Day 4
But you are the ones chosen by God, chosen for the high calling of priestly work, chosen to be a holy people, God’s instruments to do His work and speak out for Him, to tell others of the night and day difference He made for you – from nothing to something, from rejected to accepted. 1 Peter 2 (The Message)
Consecration’s Power
There is a huge privilege in serving God by serving others.
It is something that we should never take for granted. Instead, I invite you to stop and allow the wonder of it all to sink into your heart once again. All of us are ‘priests’ and ‘kings’. We have been given purpose, mission and meaning by God’s grace at work in our lives. It is not our clever ideas, our ingenuity or our own strength that makes what we do work. Rather, it is the absolute reality that God has called us, God will keep us, and God is with us. This promise-laden trinity of vocation, assurance and enabling flows into our hearts, our souls and our perspectives through our ongoing curation of a consecrated centre at the very heart of our identity and life.
And our ‘vocation’ is to both ‘do’ and ‘speak’. We must never be ashamed of Jesus – for He has never been ashamed of us. We must never give the impression that we are the one with the plan and He is the one with the resources. Rather, we remember that He is the one with the plan and the resources. The only reason we have anything to offer the world around us is because of the fundamental difference that God Himself has made in our lives. A night and day difference. WB Yeats, at the end of his poem, Easter, 1916 uses this phrase:
All changed, changed utterly. A terrible beauty is born.
That is true for us too. Something wonderful, and uncontrollable happens in our lives when we walk with God. He changes us, then changes the world through us. But we should never take for granted the change He has wrought in our own hearts and lives. In the words of Peter, we have been taken from nothing to something. From rejected to accepted. This is, I think, a beautiful picture of consecration’s transformative power. We are taken into something – a new identity, a new purpose, a new power, a new reality. If we shy away from consecration, we end up relying on our strength rather than on God’s strength. Consecration keeps us rooted and established in Christ and allows His life to flow through us.
Consecration unlocks the power of God in us and then unlocks the power of God through us. I think that, when we confess our sins, we not only name them before God and repent of them and seek to live differently in the power of the Holy Spirit, but we also embrace the truth of what God says to us and through us.

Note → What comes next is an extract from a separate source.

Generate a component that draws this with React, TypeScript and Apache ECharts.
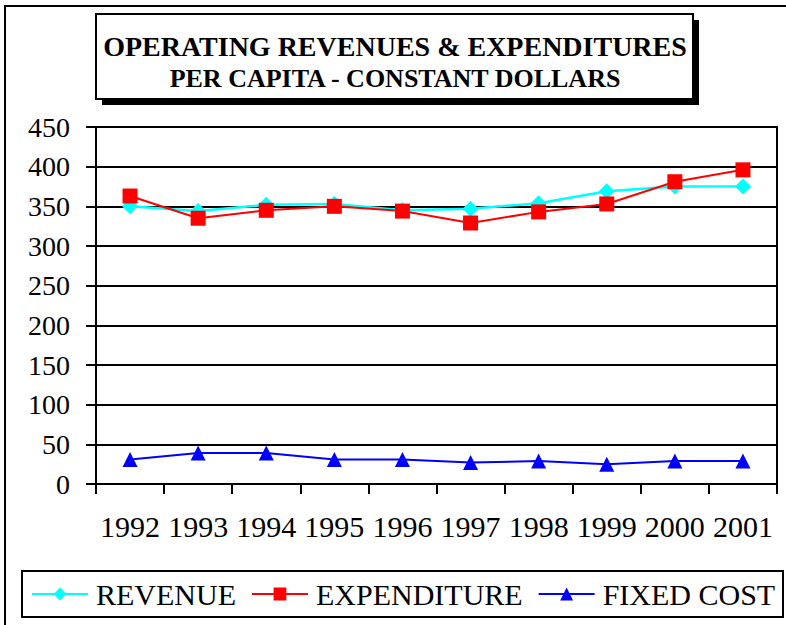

Consecration therefore involves confession and repentance as both a response to our brokenness and an agreement with God’s word over our lives – that we are healed, restored and forgiven by His grace.
For further thought –
When was the last time you thanked God for His work in your life? There is no time like the present. How can you see confession and repentance as both an acknowledgement of your brokenness and an agreement with God about His word to you and over you?